Mostly, I wish I could explain the miracle that God worked in our lives when he took these children, who were separate from us, and placed them within our hearts. The fierce love that was immediate. The miracle of that instant when we became parents of babies who were not our own and the understanding that it brought so unmistakably that they are His, and are never our own.

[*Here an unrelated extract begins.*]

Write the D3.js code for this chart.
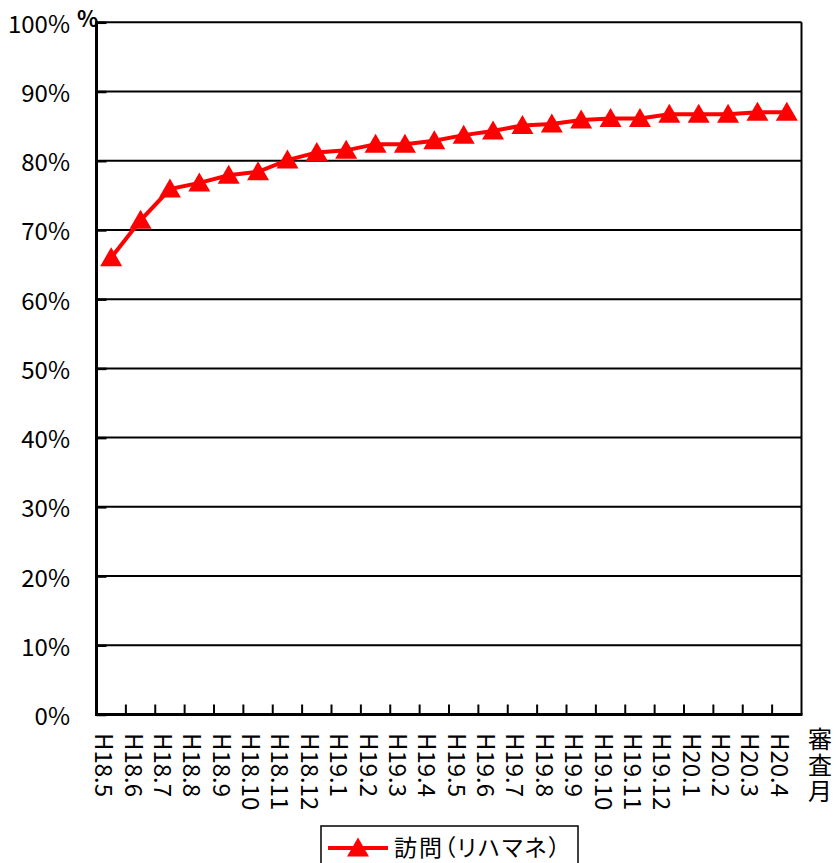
<!DOCTYPE html>
<html>
<head>
<meta charset="utf-8">
<script src="https://cdn.jsdelivr.net/npm/d3@7"></script>
<style>
    body { margin: 0; background: #fff; }
    text { font-family: "Noto Sans CJK JP", "Noto Sans", sans-serif; fill: #000; }
</style>
</head>
<body>
<svg id="chart" width="836" height="863"></svg>
<script>
// review months (Heisei year.month)
const months = ["H18.5", "H18.6", "H18.7", "H18.8", "H18.9", "H18.10", "H18.11", "H18.12",
    "H19.1", "H19.2", "H19.3", "H19.4", "H19.5", "H19.6", "H19.7", "H19.8", "H19.9",
    "H19.10", "H19.11", "H19.12", "H20.1", "H20.2", "H20.3", "H20.4"];
// 訪問（リハマネ） percentage
const values = [66.0, 71.4, 75.9, 76.8, 77.9, 78.4, 80.1, 81.2, 81.5, 82.4, 82.4, 82.9,
    83.7, 84.3, 85.1, 85.3, 85.9, 86.1, 86.1, 86.7, 86.7, 86.7, 87.0, 87.0];
const yTicks = [0, 10, 20, 30, 40, 50, 60, 70, 80, 90, 100];
const seriesName = "訪問（リハマネ）";
const xTitle = "審査月";

const svg = d3.select("#chart");
const plotLeft = 96.5, plotRight = 801.5, plotTop = 22.3, plotBottom = 714.5;

const x = d3.scaleBand().domain(months).range([plotLeft, plotRight]);
const y = d3.scaleLinear().domain([0, 100]).range([plotBottom, plotTop]);

// gridlines
svg.append("g")
    .selectAll("line")
    .data(yTicks.filter((d) => d > 0))
    .enter()
    .append("line")
    .attr("x1", plotLeft)
    .attr("x2", plotRight)
    .attr("y1", (d) => y(d))
    .attr("y2", (d) => y(d))
    .style("stroke", "#000")
    .style("stroke-width", "2px");

// left axis, ticks pointing inward
const yAxis = svg.append("g")
    .attr("transform", `translate(${plotLeft},0)`)
    .call(d3.axisRight(y).tickValues(yTicks).tickSize(10).tickFormat(""));
yAxis.select(".domain").remove();
yAxis.selectAll("line").style("stroke", "#000").style("stroke-width", "2.5px");

svg.append("g")
    .selectAll("text")
    .data(yTicks)
    .enter()
    .append("text")
    .attr("x", 70)
    .attr("y", (d) => y(d))
    .attr("text-anchor", "end")
    .attr("dominant-baseline", "central")
    .style("font-size", "24px")
    .text((d) => d + "%");

// bottom axis ticks at category boundaries
const boundaries = months.slice(1).map((m) => x(m));
svg.append("g")
    .selectAll("line")
    .data(boundaries)
    .enter()
    .append("line")
    .attr("x1", (d) => d)
    .attr("x2", (d) => d)
    .attr("y1", plotBottom)
    .attr("y2", plotBottom - 10)
    .style("stroke", "#000")
    .style("stroke-width", "2px");

// frame lines
svg.append("line").attr("x1", plotRight).attr("x2", plotRight).attr("y1", plotTop).attr("y2", plotBottom)
    .style("stroke", "#000").style("stroke-width", "2px");
svg.append("line").attr("x1", plotLeft).attr("x2", plotLeft).attr("y1", plotTop - 1).attr("y2", plotBottom + 1.5)
    .style("stroke", "#000").style("stroke-width", "3px");
svg.append("line").attr("x1", plotLeft - 1.5).attr("x2", plotRight + 1).attr("y1", plotBottom).attr("y2", plotBottom)
    .style("stroke", "#000").style("stroke-width", "3px");

// x labels, vertical (rotated clockwise)
svg.append("g")
    .selectAll("text")
    .data(months)
    .enter()
    .append("text")
    .attr("transform", (d) => `translate(${x(d) + x.bandwidth() / 2 - 16},733) rotate(90)`)
    .style("font-size", "24px")
    .text((d) => d);

// x title, vertical writing
svg.append("text")
    .attr("x", 820)
    .attr("y", 727)
    .style("writing-mode", "vertical-rl")
    .style("text-orientation", "upright")
    .style("font-size", "24px")
    .style("letter-spacing", "2px")
    .text(xTitle);

// unit label
svg.append("text")
    .attr("x", 77)
    .attr("y", 27)
    .style("font-size", "22px")
    .style("font-weight", "bold")
    .text("%");

// series line
const line = d3.line()
    .x((d, i) => x(months[i]) + x.bandwidth() / 2)
    .y((d) => y(d));

svg.append("path")
    .datum(values)
    .attr("d", line)
    .style("fill", "none")
    .style("stroke", "#ff0000")
    .style("stroke-width", "4px");

const tri = "M0,-10.5L11,8.5L-11,8.5Z";
svg.append("g")
    .selectAll("path")
    .data(values)
    .enter()
    .append("path")
    .attr("d", tri)
    .attr("transform", (d, i) => `translate(${x(months[i]) + x.bandwidth() / 2},${y(d)})`)
    .style("fill", "#ff0000");

// legend
const legend = svg.append("g");
legend.append("rect")
    .attr("x", 321)
    .attr("y", 826)
    .attr("width", 257)
    .attr("height", 50)
    .style("fill", "#fff")
    .style("stroke", "#000")
    .style("stroke-width", "1.5px");
legend.append("line")
    .attr("x1", 328).attr("x2", 388).attr("y1", 848).attr("y2", 848)
    .style("stroke", "#ff0000").style("stroke-width", "4px");
legend.append("path")
    .attr("d", tri)
    .attr("transform", "translate(358,848)")
    .style("fill", "#ff0000");
legend.append("text")
    .attr("x", 394)
    .attr("y", 846)
    .attr("dominant-baseline", "central")
    .attr("textLength", 166)
    .attr("lengthAdjust", "spacing")
    .style("font-size", "23px")
    .style("font-feature-settings", "'palt'")
    .text(seriesName);
</script>
</body>
</html>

Right now, I am sandwiched in between two very special dates. September 7 marks the day that Bella’s adoption became final…a little more than eight months after we brought her home. October 4 marks the day that Hope’s adoption became final…almost ten months after we took her home. On these days they were declared official Kolmans, and the true heirs of our vast fortune (suckers!). On these days, the courts made official what we felt in our hearts from the moment we laid eyes on them. We were a family. Both days, we were surrounded by family and friends and were filled with thanksgiving and a deep rooted sense of joy, which comes from our belief in God’s goodness.

We are deeply grateful that God has chosen this specific path for us. We really are. We know that we were uniquely equipped for this purpose long before we ever were ready to have children. We are humbled by his grace and his abundant blessing…by his good plans for our lives. Our children, just like anyone’s children, are a reminder to us of his love. We see his heart reflected for us in the passion and enthusiasm for life that fills Hope’s spirit and in Bella’s sweetness and the tenderness of her heart. He declared us a family long before the courts ever did and even before we met our sweet girls. No doubt, he dreamed our little family up before the foundations of the earth and promptly declared, “It is very good!”


8 comments:

Melodie said...

that put a big ole lump in my throat. i can't imagine your family any other way! love you!

The Coopers said...

how sweet! and look at those beautiful miracles! thanks for finally posting

Miss Jen said...

I agree completely with Mel. I will try to write past the lump in my throat. I really appreciate the fact that you tackled this subject. Only you could put such beautiful words to all those feelings.

Jennille said...

I LOVE, LOVE, LOVE, the pictures of your beautiful girls (and beautiful you!) that are with this incredible and touching blog! You are such a gifted writer. Glad to see you blogging again...;)

Ashley said...

What an incredible post. Thank you so much for sharing. While I don't have my little girl to hug and kiss and watch just yet, I do have that fierce love for her. I've never seen her face, but my heart aches with the knowledge that in His time I will get those hugs and kisses.

Becky said...

so so precious ... the writing .. the pictures .. you ... thanks for sharing.

Oh .. what did you think of Little Earthquakes? that's on my short list of "books I've read in my life" :)

Phyllis said...

You know how I feel about adoption. Of course, it was different for us not "being there" when Britt was born. But I must say as soon as he was placed in my arms I knew he was our baby and I was his mother.
Joy unspeakable of full of glory!
Praise God for a birth mother who gave unselfishly! I think of her at every birthday and holiday.
Love you!

Coloradosnowbaby said...

Amanda, you expressed how difficult it would be to describe the adoption process in words... you did it so beautifully! I don't know the last time I read something that was so from the heart- so honest (it was probably on your blog!!) You have such a lovely heart Amanda, and your girls are blessed to be your daughters... You write so wonderfully- but more so, is your heart. I miss you!